Answer: L1 regularization, also known as Lasso, adds a penalty equal to the absolute value of the magnitude of coefficients. L2 regularization, known as Ridge, adds a penalty equal to the square of the magnitude of coefficients. The key differences lie in their approach to penalizing the coefficients, which affects the model outcomes differently. L1 can lead to sparse solutions, effectively performing feature selection by reducing some coefficients to zero. L2, however, tends to distribute the error among all the terms but does not reduce coefficients to zero.

Key Points:
- L1 can lead to sparse models, useful for feature selection.
- L2 distributes penalty across all features, often leading to more stable models.
- Choice between L1 and L2 depends on the specific needs of the model and data.

Example:

// Conceptual difference in C# (pseudo-code)
public class Lasso // L1
{
    double lambda;

    public Lasso(double lambda)
    {
        this.lambda = lambda;
    }

    void ApplyPenalty(ref double[] coefficients)
    {
        // Applying L1 penalty
        for (int i = 0; i < coefficients.Length; i++)
        {
            coefficients[i] -= lambda * Math.Sign(coefficients[i]);
        }
    }
}

public class Ridge // L2
{
    double lambda;

    public Ridge(double lambda)
    {
        this.lambda = lambda;
    }

    void ApplyPenalty(ref double[] coefficients)
    {
        // Applying L2 penalty
        for (int i = 0; i < coefficients.Length; i++)
        {
            coefficients[i] -= lambda * coefficients[i];
        }
    }
}

3. How does regularization affect the bias-variance tradeoff in machine learning models?

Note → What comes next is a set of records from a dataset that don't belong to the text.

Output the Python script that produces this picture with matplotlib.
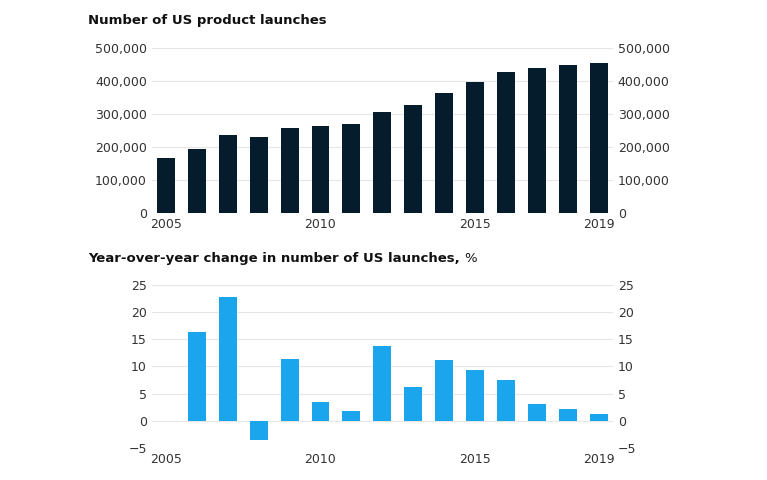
import matplotlib.pyplot as plt
import numpy as np

years = list(range(2005, 2020))
launches = [168000, 195000, 238000, 230000, 257000, 265000, 270000, 307000,
            327000, 363000, 397000, 428000, 440000, 450000, 455000]
yoy_years = list(range(2006, 2020))
yoy_change = [16.3, 22.8, -3.5, 11.3, 3.5, 1.8, 13.8, 6.3, 11.2, 9.4, 7.5, 3.0, 2.2, 1.2]
xticks = [2005, 2010, 2015, 2019]

fig = plt.figure(figsize=(7.67, 4.8), dpi=100)
ax1 = fig.add_axes([0.198, 0.556, 0.601, 0.344])
ax2 = fig.add_axes([0.198, 0.067, 0.601, 0.339])

def style(ax):
    for s in ax.spines.values():
        s.set_visible(False)
    ax.grid(axis='y', color='#e6e6e6', linewidth=0.8)
    ax.set_axisbelow(True)
    ax.tick_params(length=0, labelsize=9, colors='#333333', labelright=True)
    ax.set_xticks(xticks)
    ax.set_xlim(2004.55, 2019.45)

ax1.bar(years, launches, width=0.58, color='#051c2c')
style(ax1)
ax1.set_ylim(0, 500000)
ax1.set_yticks(np.arange(0, 500001, 100000))
ax1.yaxis.set_major_formatter(plt.FuncFormatter(lambda v, p: f'{int(v):,}'))

ax2.bar(yoy_years, yoy_change, width=0.58, color='#1aa5ec')
style(ax2)
ax2.set_ylim(-5, 25)
ax2.set_yticks(range(-5, 26, 5))
ax2.yaxis.set_major_formatter(plt.FuncFormatter(lambda v, p: f'{int(v)}'.replace('-', '\u2212')))

fig.text(0.115, 0.95, 'Number of US product launches', fontsize=9.5, fontweight='bold', color='#111111')
t = fig.text(0.115, 0.455, 'Year-over-year change in number of US launches,', fontsize=9.5,
             fontweight='bold', color='#111111')
fig.text(0, 0, '', fontsize=9.5)
ax2.annotate('%', xy=(1, 0), xycoords=t, xytext=(3, 0), textcoords='offset points',
             fontsize=9.5, color='#111111', va='bottom', annotation_clip=False)

fig.savefig('out.png', dpi=100)
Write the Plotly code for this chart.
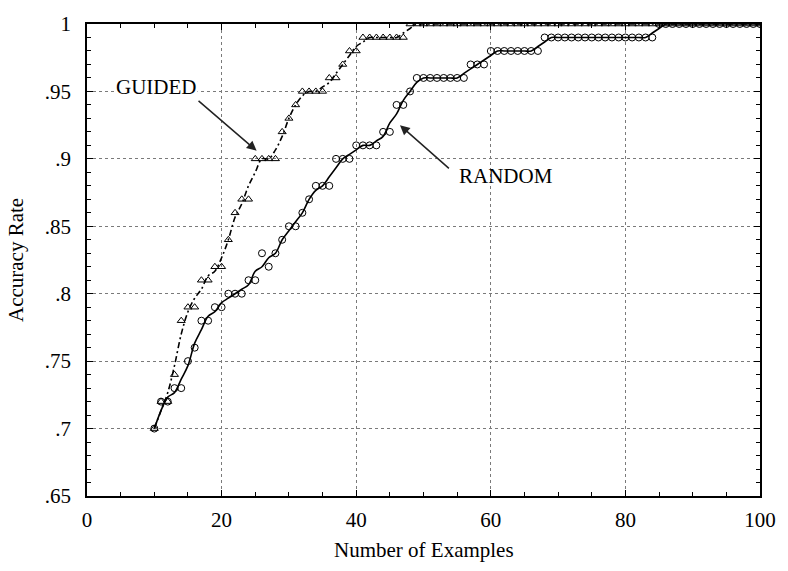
import numpy as np
import plotly.graph_objects as go

# Number of training examples seen
examples = list(range(10, 101))

# Accuracy of the guided learner (triangles)
guided_acc = ([0.70, 0.72, 0.72, 0.74, 0.78, 0.79, 0.79, 0.81, 0.81, 0.82,
               0.82, 0.84, 0.86, 0.87, 0.87, 0.90, 0.90, 0.90, 0.90, 0.92,
               0.93, 0.94, 0.95, 0.95, 0.95, 0.95, 0.96, 0.96, 0.97, 0.98,
               0.98] + [0.99] * 7 + [1.00] * 53)

# Accuracy of the random learner (circles)
random_acc = ([0.70, 0.72, 0.72, 0.73, 0.73, 0.75, 0.76, 0.78, 0.78, 0.79,
               0.79, 0.80, 0.80, 0.80, 0.81, 0.81, 0.83, 0.82, 0.83, 0.84,
               0.85, 0.85, 0.86, 0.87, 0.88, 0.88, 0.88, 0.90, 0.90, 0.90,
               0.91, 0.91, 0.91, 0.91, 0.92, 0.92, 0.94, 0.94, 0.95]
              + [0.96] * 8 + [0.97] * 3 + [0.98] * 8 + [0.99] * 17
              + [1.00] * 16)

y_tickvals = [0.65, 0.70, 0.75, 0.80, 0.85, 0.90, 0.95, 1.00]
y_ticktext = [".65", ".7", ".75", ".8", ".85", ".9", ".95", "1"]
x_tickvals = [0, 20, 40, 60, 80, 100]


def smooth(values, window=3):
    """Centered moving average for the trend curves; end points are kept."""
    v = np.asarray(values, dtype=float)
    half = window // 2
    out = v.copy()
    for i in range(1, len(v) - 1):
        lo, hi = max(0, i - half), min(len(v), i + half + 1)
        out[i] = v[lo:hi].mean()
    return out


FONT = "Liberation Serif, Times New Roman, serif"

fig = go.Figure()

# Trend curves
fig.add_trace(go.Scatter(
    x=examples, y=smooth(random_acc), mode="lines",
    line=dict(color="black", width=1.6, shape="spline", smoothing=1.0),
    hoverinfo="skip", showlegend=False))
fig.add_trace(go.Scatter(
    x=examples, y=smooth(guided_acc), mode="lines",
    line=dict(color="black", width=1.6, shape="spline", smoothing=1.0,
              dash="6px,3px,2px,3px"),
    hoverinfo="skip", showlegend=False))

# Observed points
fig.add_trace(go.Scatter(
    x=examples, y=random_acc, mode="markers", name="RANDOM",
    marker=dict(symbol="circle-open", size=7, color="black",
                line=dict(width=1, color="black")),
    showlegend=False))
fig.add_trace(go.Scatter(
    x=examples, y=guided_acc, mode="markers", name="GUIDED",
    marker=dict(symbol="triangle-up-open", size=7, color="black",
                line=dict(width=1, color="black")),
    showlegend=False))

axis_common = dict(
    showline=True, linecolor="black", linewidth=1.5, mirror="ticks",
    ticks="inside", ticklen=6, tickcolor="black", tickwidth=1,
    showgrid=True, gridcolor="#7a7a7a", griddash="dot", gridwidth=1,
    zeroline=False,
    tickfont=dict(family=FONT, size=21, color="black"),
)

fig.update_xaxes(
    range=[0, 100], tickvals=x_tickvals,
    minor=dict(dtick=5, ticks="inside", ticklen=4, tickcolor="black",
               showgrid=False),
    ticklabelstandoff=4,
    **axis_common)
fig.update_yaxes(
    range=[0.65, 1.0], tickvals=y_tickvals, ticktext=y_ticktext,
    minor=dict(dtick=0.01, ticks="inside", ticklen=4, tickcolor="black",
               showgrid=False),
    ticklabelstandoff=10,
    **axis_common)

annotations = [
    dict(text="GUIDED", x=10.2, y=0.953, xref="x", yref="y",
         showarrow=False, font=dict(family=FONT, size=21, color="black"),
         bgcolor="white"),
    dict(text="", x=25.2, y=0.906, ax=16.35, ay=0.944, axref="x", ayref="y",
         xref="x", yref="y", showarrow=True, arrowhead=2, arrowsize=1.3,
         arrowwidth=1.5, arrowcolor="#222"),
    dict(text="RANDOM", x=62.2, y=0.887, xref="x", yref="y",
         showarrow=False, font=dict(family=FONT, size=21, color="black")),
    dict(text="", x=46.5, y=0.925, ax=54.0, ay=0.892, axref="x", ayref="y",
         xref="x", yref="y", showarrow=True, arrowhead=2, arrowsize=1.3,
         arrowwidth=1.5, arrowcolor="#222"),
    dict(text="Number of Examples", x=0.5, y=0, xref="paper", yref="paper",
         yanchor="middle", yshift=-54, showarrow=False,
         font=dict(family=FONT, size=21, color="black")),
    dict(text="Accuracy Rate", x=0, y=0.5, xref="paper", yref="paper",
         xanchor="center", xshift=-71, textangle=-90, showarrow=False,
         font=dict(family=FONT, size=21, color="black")),
]

fig.update_layout(
    width=788, height=571,
    margin=dict(l=87, r=22, t=13, b=75),
    paper_bgcolor="white", plot_bgcolor="white",
    annotations=annotations,
)

fig.write_html("out.html")
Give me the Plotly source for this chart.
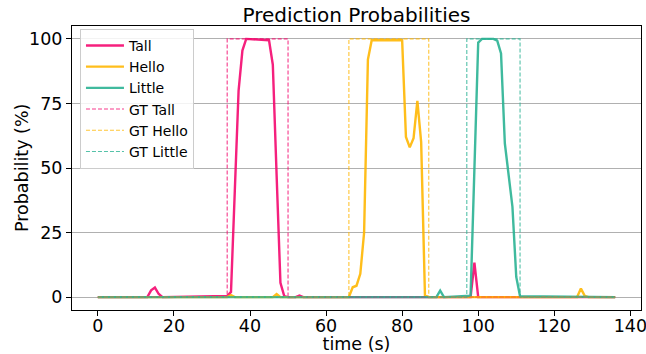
import plotly.graph_objects as go

# ---- data ----
tall_t = [0, 13, 14, 15, 16, 17, 34, 35, 36, 37, 38, 39, 45, 46, 47, 48, 49, 50, 52, 53, 54, 98, 99, 100, 136]
tall_v = [0, 0, 2.6, 3.7, 1.2, 0, 0.4, 2, 41, 80, 95.5, 100, 99.5, 90, 47, 5.5, 0.4, 0, 0, 0.6, 0, 0, 13.3, 0, 0]

hello_t = [0, 34, 35, 36, 46, 47, 48, 66, 67, 68, 69, 70, 71, 72, 80, 81, 82, 83, 84, 85, 86, 87, 126, 127, 128, 129, 136]
hello_v = [0, 0, 0.8, 0, 0, 1.2, 0, 0, 3.8, 4.4, 9, 25, 92, 99.5, 99.5, 62, 58, 61.5, 76, 60, 0.7, 0, 0, 3.3, 0.5, 0, 0]

little_t = [0, 89, 90, 91, 98, 99, 100, 101, 104, 105, 106, 107, 108, 109, 110, 111, 136]
little_v = [0, 0, 2.5, 0, 0.5, 50, 98.6, 100, 100, 99.3, 94.4, 59.5, 48, 35, 7.8, 0.3, 0]

gt_tall_t = [0, 34, 34, 50, 50, 136]
gt_tall_v = [0, 0, 100, 100, 0, 0]
gt_hello_t = [0, 66, 66, 87, 87, 136]
gt_hello_v = [0, 0, 100, 100, 0, 0]
gt_little_t = [0, 97, 97, 111, 111, 136]
gt_little_v = [0, 0, 100, 100, 0, 0]

y_ticks = [0, 25, 50, 75, 100]
x_ticks = [0, 20, 40, 60, 80, 100, 120, 140]

PINK = "#f5086f"
AMBER = "#ffb703"
TEAL = "#2bb394"
FONT = "DejaVu Sans"

fig = go.Figure()
for name, t, v, c in [("Tall", tall_t, tall_v, PINK),
                      ("Hello", hello_t, hello_v, AMBER),
                      ("Little", little_t, little_v, TEAL)]:
    fig.add_trace(go.Scatter(x=t, y=v, mode="lines", name=name, opacity=0.9,
                             line=dict(color=c, width=2.4)))
for name, t, v, c in [("GT Tall", gt_tall_t, gt_tall_v, PINK),
                      ("GT Hello", gt_hello_t, gt_hello_v, AMBER),
                      ("GT Little", gt_little_t, gt_little_v, TEAL)]:
    fig.add_trace(go.Scatter(x=t, y=v, mode="lines", name=name, opacity=0.8,
                             line=dict(color=c, width=1.1, dash="4px,2px")))

fig.update_layout(
    width=646, height=354,
    margin=dict(l=72, r=5, t=26, b=44),
    paper_bgcolor="white", plot_bgcolor="white",
    font=dict(family=FONT, size=17.5, color="black"),
    title=dict(text="Prediction Probabilities", x=0.5, xref="paper", xanchor="center",
               y=1 - 15 / 354, yref="container", yanchor="middle",
               font=dict(family=FONT, size=20, color="black")),
    showlegend=True,
    legend=dict(x=0.014, y=0.99, xanchor="left", yanchor="top", itemwidth=38,
                bgcolor="rgba(255,255,255,0.85)", bordercolor="#cccccc", borderwidth=1,
                font=dict(family=FONT, size=14, color="black"), tracegroupgap=0),
    annotations=[dict(text="Probability (%)", textangle=-90, xref="paper", yref="paper",
                      x=(22 - 72) / 569, y=0.5, xanchor="center", yanchor="middle",
                      showarrow=False, font=dict(family=FONT, size=17.5, color="black"))],
)
fig.update_xaxes(range=[-6.8, 142.8], tickvals=x_ticks, showgrid=False, zeroline=False,
                 showline=True, mirror=True, linecolor="black", linewidth=1,
                 ticks="outside", ticklen=5, tickcolor="black", automargin=False,
                 tickfont=dict(size=17.5), ticklabelstandoff=-5, ticklabeloverflow="allow",
                 title=dict(text="time (s)", standoff=0, font=dict(size=17.5)))
fig.update_yaxes(range=[-5, 105], tickvals=y_ticks, showgrid=True, gridcolor="#b0b0b0",
                 gridwidth=1, zeroline=False,
                 showline=True, mirror=True, linecolor="black", linewidth=1,
                 ticks="outside", ticklen=5, tickcolor="black", automargin=False,
                 tickfont=dict(size=17.5))

fig.write_html("out.html", config={"displayModeBar": False},
               post_script="document.body.style.margin='0';document.body.style.overflow='hidden';")
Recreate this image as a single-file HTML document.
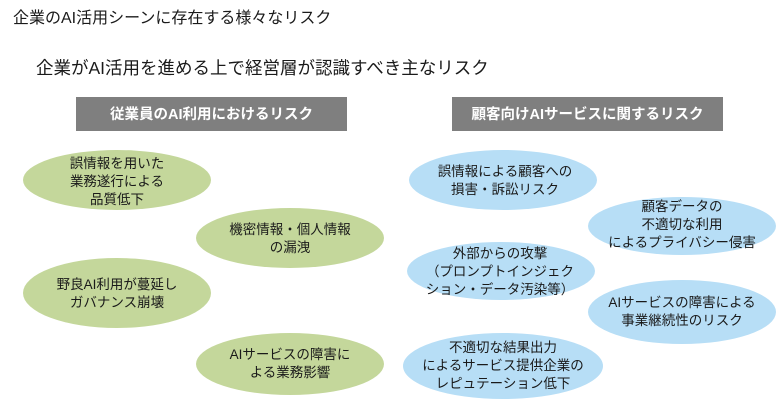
<!DOCTYPE html>
<html><head><meta charset="utf-8"><style>
body{margin:0;background:#fff;}
svg text{font-family:"Liberation Sans","Noto Sans CJK JP",sans-serif;fill:#1a1a1a;}
</style></head><body>
<svg width="780" height="407" xmlns="http://www.w3.org/2000/svg">
<rect width="780" height="407" fill="#fff"/>
<text x="13" y="23" font-size="16">企業のAI活用シーンに存在する様々なリスク</text>
<text x="36" y="74" font-size="17.5">企業がAI活用を進める上で経営層が認識すべき主なリスク</text>

<rect x="76" y="97" width="271" height="34" fill="#7f7f7f"/>
<text x="211.5" y="119" font-size="14.5" font-weight="bold" text-anchor="middle" style="fill:#fff">従業員のAI利用におけるリスク</text>
<rect x="452" y="97" width="271" height="34" fill="#7f7f7f"/>
<text x="587.5" y="119" font-size="14.5" font-weight="bold" text-anchor="middle" style="fill:#fff">顧客向けAIサービスに関するリスク</text>

<g fill="#c4d79b">
<ellipse cx="117" cy="180" rx="94" ry="30"/>
<ellipse cx="290" cy="238" rx="94" ry="30"/>
<ellipse cx="117" cy="293" rx="94" ry="35"/>
<ellipse cx="290" cy="364" rx="94" ry="31"/>
</g>
<g fill="#b7def6">
<ellipse cx="503" cy="180" rx="94" ry="30"/>
<ellipse cx="682" cy="226" rx="94" ry="29"/>
<ellipse cx="501" cy="271" rx="94" ry="29"/>
<ellipse cx="682" cy="312" rx="94" ry="32"/>
<ellipse cx="503" cy="366" rx="100" ry="33"/>
</g>

<g font-size="13.5" text-anchor="middle">
<text x="117" y="168">誤情報を用いた</text>
<text x="117" y="186">業務遂行による</text>
<text x="117" y="204">品質低下</text>
<text x="290" y="234">機密情報・個人情報</text>
<text x="290" y="252">の漏洩</text>
<text x="117" y="289">野良AI利用が蔓延し</text>
<text x="117" y="307">ガバナンス崩壊</text>
<text x="290" y="359">AIサービスの障害に</text>
<text x="290" y="377">よる業務影響</text>

<text x="505" y="176">誤情報による顧客への</text>
<text x="505" y="194">損害・訴訟リスク</text>
<text x="682" y="211">顧客データの</text>
<text x="682" y="229">不適切な利用</text>
<text x="682" y="247">によるプライバシー侵害</text>
<text x="500" y="258">外部からの攻撃</text>
<text x="500" y="276">（プロンプトインジェク</text>
<text x="500" y="294">ション・データ汚染等）</text>
<text x="682" y="307">AIサービスの障害による</text>
<text x="682" y="325">事業継続性のリスク</text>
<text x="503" y="352">不適切な結果出力</text>
<text x="503" y="370">によるサービス提供企業の</text>
<text x="503" y="388">レピュテーション低下</text>
</g>
</svg>
</body></html>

Answer: Regularization affects the bias-variance tradeoff by introducing a little bias to the model with the intention of significantly reducing variance. By penalizing the magnitude of the coefficients, regularization ensures that the model does not fit the training data too closely (high variance), at the cost of adding some bias. This tradeoff is crucial for achieving a model that generalizes well to unseen data. The strength of regularization ((\lambda)) controls this balance, where a higher value increases bias but decreases variance.

Key Points:
- Regularization introduces bias to reduce variance.
- The regularization strength ((\lambda)) is key to balancing this tradeoff.
- Properly tuned regularization can significantly improve model's generalization.

Example: Not applicable for code example as this is a conceptual understanding question.

4. Discuss the role of Elastic Net regularization and when it might be preferred over L1 or L2 regularization.

Answer: Elastic Net regularization combines the properties of both L1 (Lasso) and L2 (Ridge) regularization. It is particularly useful when there are correlations among features or when the number of predictors is much larger than the number of observations. Elastic Net is preferred over L1 or L2 when dealing with situations where there's multicollinearity in the data or when a mix of feature elimination and weight distribution is desired. It includes two parameters to control the mix of L1 and L2 penalties, allowing for more flexibility in model fitting.

Key Points:
- Combines benefits of both L1 and L2 regularization.
- Useful in handling multicollinearity and high-dimensional spaces.
- Provides a flexible approach to model fitting with two regularization parameters.

Example:

// Elastic Net conceptual example in C#
public class ElasticNet
{
    double alpha;
    double lambda;

    public ElasticNet(double alpha, double lambda)
    {
        this.alpha = alpha; // Mixing parameter between L1 and L2
        this.lambda = lambda; // Overall strength of regularization
    }

    void ApplyPenalty(ref double[] coefficients)
    {
        // Pseudo-code to show conceptual use of alpha and lambda for penalty
        double l1 = alpha * lambda;
        double l2 = (1 - alpha) * lambda;

        for (int i = 0; i < coefficients.Length; i++)
        {
            // Apply combined L1 and L2 penalties
            coefficients[i] -= l1 * Math.Sign(coefficients[i]) + l2 * coefficients[i];
        }
    }
}

This guide covers the basics of regularization in machine learning, providing an overview, key concepts, common interview questions, and detailed answers to help prepare for technical interviews.